American Leftist points to warning signs that the US Military is gearing up to fight for oildemocracy in Latin America as well as the Middle East:

This is a fascinating story, because it suggests that the US military is adopting the doctrine that a rejection of neoliberal economic policies, as in Venezuela and Bolivia, constitutes a threat to the US justifying military action, especially when it involves oil and natural gas production.

Otherwise, why would the Southern Command be undertaking studies of Venezuelan tax policy, Bolivian nationalization and Ecuadorian oil field seizures? In 1942, the Wehrmacht felt compelled to seize the oil fields of the Caucasus. Does the US military perceive a similar urgency when it comes to the oil and natural gas of Venezuela, Bolivia, Ecuador, and, the great unmentionable . . Iran? And, if so, to what extent has the loss of the war in Iraq, and the inability to open Iraqi oil fields to US investment and exploitation, accelerated this sense of urgency?

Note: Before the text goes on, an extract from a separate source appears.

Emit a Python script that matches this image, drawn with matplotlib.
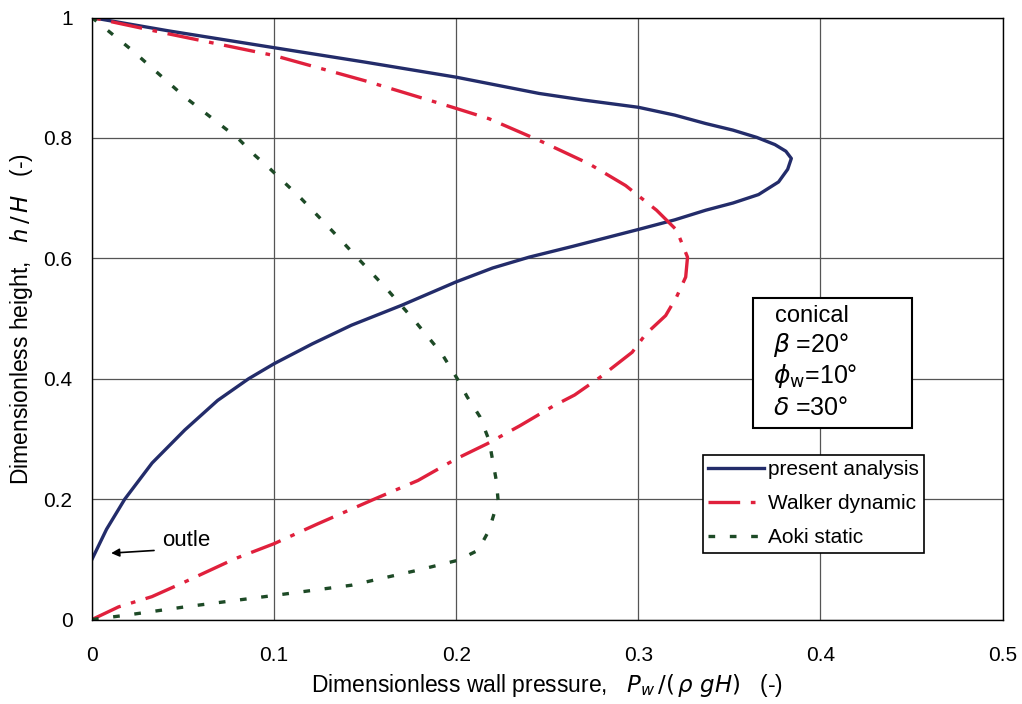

In the past, the US’s methods in Latin America have been limited to destabilization, economic warfare and proxy armies rather than outright invasion, at least in the last 100 years or so, Panama and Grenada excepted. The coup avenue has already failed, though, in Venezuela, there’s no army to use as a proxy, and Venezuelan oil’s too valuable to allow for economic warfare, so we might see a return to outright invasion.

I know I have a “US out of Latin America” sign in the closet somewhere.